10. One of the girls' favourite joint activities is creating imaginary culinary offerings, hosting picnics and tea parties. I love it when they use materials I have offered them in other contexts (such as our Easter sensory basket) in their own ways. The've been reminiscing about Shrove Tuesday and cooking up rather a few pancakes this week, complete with pom pom yokes. They've also been careering about the house brandishing their easter baskets and collecting a host of unlikely material. I've rarely seen them so occupied for such a long time. A bargain at £1 for a packet from Poundland.

Spring is Coming by Elisabeth Lebret

Spring is coming, spring is coming, birdies build your nest!
Weave together straw and feathers, doing each your best.
Spring is coming, spring is coming
Flowers are coming too.
Daisies, lilies, daffodillies
All are coming through!

Spring is coming, spring is coming 
all around is fair.   
Shimmer, glimmer on the river, joy is everywhere.

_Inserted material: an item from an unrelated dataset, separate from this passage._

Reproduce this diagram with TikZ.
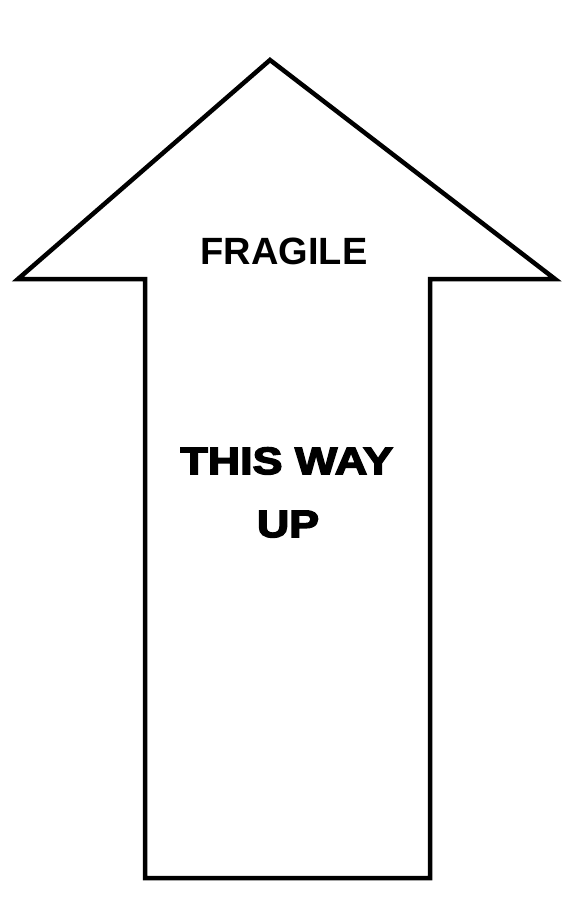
\documentclass[tikz,border=0pt]{standalone}
\usepackage{fontspec}
\setmainfont{Liberation Sans}
\newfontfamily\heavyfont[FakeBold=4,FakeStretch=1.18]{Liberation Sans Bold}
\begin{document}
\begin{tikzpicture}[x=1pt,y=-1pt,
  outline/.style={draw=black,line width=4.5pt,line join=miter},
  label/.style={inner sep=0pt,anchor=base}]
\useasboundingbox (0,0) rectangle (576,916);
\draw[outline] (145,878) -- (145,279) -- (18,279) -- (270,60) -- (555,279) -- (430,279) -- (430,878) -- cycle;
\node[label,font=\bfseries\fontsize{38}{40}\selectfont] (fragile) at (284,264) {FRAGILE};
\node[label,font=\heavyfont\fontsize{38}{40}\selectfont] (thisway) at (286.7,474) {THIS WAY};
\node[label,font=\heavyfont\fontsize{38}{40}\selectfont] (up) at (288,537) {UP};
\end{tikzpicture}
\end{document}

Disclaimer: The majority of ideas and materials are our own for these activities, with the exception of the fantastic Safariology models which were sent to us on request for a variety of activities and review purposes over the last year by Asobi Toys UK. We cannot recommend these educational items enough. As mentioned in a previous blog, the gorgeous resurrection garden idea came from this great blog post by The Encouraging Home, and the great Spring art ideas came from the clever and creative Jo at Patchwork Penguin. If you are St Albans based, this is a simply fabulous class for little ones.